▶ [AVAILABLE DATA]
######

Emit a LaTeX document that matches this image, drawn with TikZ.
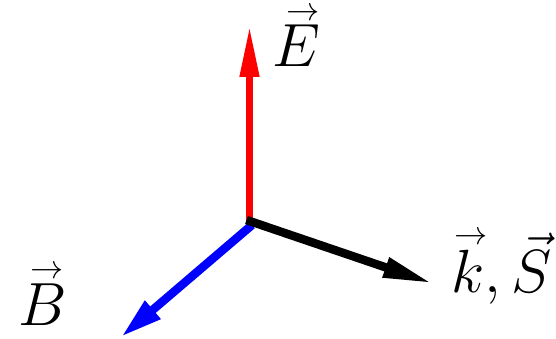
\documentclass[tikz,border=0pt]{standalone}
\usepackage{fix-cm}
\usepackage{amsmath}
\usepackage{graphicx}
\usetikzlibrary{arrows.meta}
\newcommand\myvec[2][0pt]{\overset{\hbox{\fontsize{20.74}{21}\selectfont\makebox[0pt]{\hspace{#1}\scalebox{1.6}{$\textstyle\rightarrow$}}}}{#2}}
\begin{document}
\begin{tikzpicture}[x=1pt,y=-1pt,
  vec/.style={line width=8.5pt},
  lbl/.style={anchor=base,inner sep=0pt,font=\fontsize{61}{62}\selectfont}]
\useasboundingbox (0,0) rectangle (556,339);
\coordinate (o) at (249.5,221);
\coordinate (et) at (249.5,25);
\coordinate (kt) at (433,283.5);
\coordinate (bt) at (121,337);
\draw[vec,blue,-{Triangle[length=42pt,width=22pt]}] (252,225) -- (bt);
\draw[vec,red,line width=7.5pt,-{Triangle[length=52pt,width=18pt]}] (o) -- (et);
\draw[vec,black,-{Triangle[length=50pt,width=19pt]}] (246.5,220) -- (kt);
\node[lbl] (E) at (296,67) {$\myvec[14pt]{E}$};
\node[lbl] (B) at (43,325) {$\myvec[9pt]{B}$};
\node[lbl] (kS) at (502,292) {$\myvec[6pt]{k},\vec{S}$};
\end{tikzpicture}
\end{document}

######

▶ [WHAT TO PRODUCE]
Reproduce the whole listing exactly, but not the images in it.

▶ [REPLY]
Emit a LaTeX document that matches this image, drawn with TikZ.
\documentclass[tikz,border=0pt]{standalone}
\usepackage{fix-cm}
\usepackage{amsmath}
\usepackage{graphicx}
\usetikzlibrary{arrows.meta}
\newcommand\myvec[2][0pt]{\overset{\hbox{\fontsize{20.74}{21}\selectfont\makebox[0pt]{\hspace{#1}\scalebox{1.6}{$\textstyle\rightarrow$}}}}{#2}}
\begin{document}
\begin{tikzpicture}[x=1pt,y=-1pt,
  vec/.style={line width=8.5pt},
  lbl/.style={anchor=base,inner sep=0pt,font=\fontsize{61}{62}\selectfont}]
\useasboundingbox (0,0) rectangle (556,339);
\coordinate (o) at (249.5,221);
\coordinate (et) at (249.5,25);
\coordinate (kt) at (433,283.5);
\coordinate (bt) at (121,337);
\draw[vec,blue,-{Triangle[length=42pt,width=22pt]}] (252,225) -- (bt);
\draw[vec,red,line width=7.5pt,-{Triangle[length=52pt,width=18pt]}] (o) -- (et);
\draw[vec,black,-{Triangle[length=50pt,width=19pt]}] (246.5,220) -- (kt);
\node[lbl] (E) at (296,67) {$\myvec[14pt]{E}$};
\node[lbl] (B) at (43,325) {$\myvec[9pt]{B}$};
\node[lbl] (kS) at (502,292) {$\myvec[6pt]{k},\vec{S}$};
\end{tikzpicture}
\end{document}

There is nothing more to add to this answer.